Marvel's Original Comic Book Captain America Reveals a Surprising Childhood Secret

Who is Steve Rogers working for, anyway?
Jesus Saiz/Marvel Entertainment

[Warning: This story spoils plot elements from Captain America: Steve Rogers No. 1. For those looking to remain unaware of the issue's climax, look away now.]

Hail Hydra.

The first issue of Marvel Entertainment's Captain America: Steve Rogers comic book series, released Wednesday, adds a surprising new wrinkle to the origin of the original super-heroic Sentinel of Liberty: He's an agent of Hydra, and he has been since childhood.

In the final pages of Nick Spencer and Jesus Saiz' story, scenes of Steve Rogers — returning to action as Captain America after temporary enforced retirement in 2014 — apparently murdering a fellow superhero by throwing him out of an airplane are intercut with a flashback sequence which shows Rogers' mother being inducted into the terrorist group when he was a child, with the implication that her son followed in her footsteps. The issue closes with Captain America telling a prisoner, "Hail Hydra."

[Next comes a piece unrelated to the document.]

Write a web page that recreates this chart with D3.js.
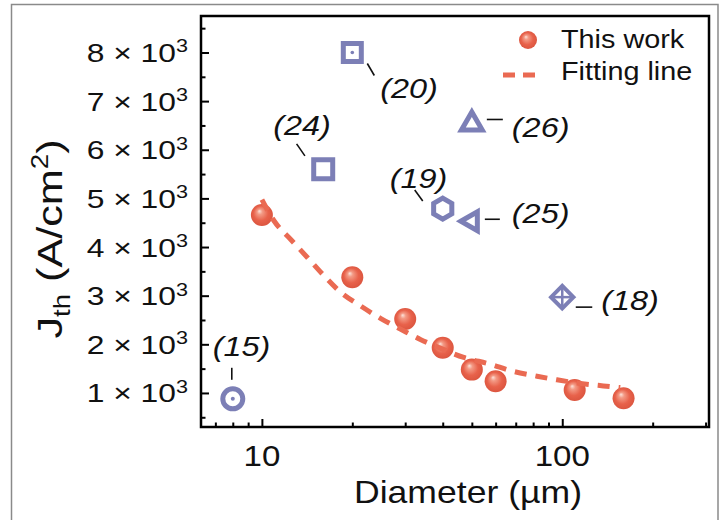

If only for the simple fact that Marvel is unlikely to permanently turn one of its flagship characters into a member of a terrorist organization, it's likely that there's more to this revelation than meets the eye. Particularly confusing is the timeline of the flashback; readers see Rogers' mother joining the group when the hero was a pre-teen, but Marvel's comic book mythology traditionally has Hydra being created after World War II by a former Nazi. Either Hydra started earlier than expected, or the confused timing is itself a clue that all is not as it seems.

It's worth noting that this development mirrors two earlier plot threads in Marvel's comic book output in recent years: the first issue of 2008's Secret Warriors suggested that Nick Fury was also an agent of Hydra — indeed, that SHIELD as an organization was actually owned by Hydra — while both Spider-Man and Iron Man have spent time as villains in the 2013 Superior Spider-Man and 2014 Superior Iron Man comic book series. Perhaps this is simply Captain America's time to follow a new Marvel tradition and break bad.

The first storyline of the Steve Rogers title will reportedly feature a civil war between Hydra factions controlled by different despots; if Rogers remains an agent of the terrorist group, it's possible that his charisma and skill could put him in charge of the entire organization before too long. Should someone should call Chris Evans' agent and ask him how Evans feels about playing a surprise neo-Nazi leader in the next Marvel Studios movie?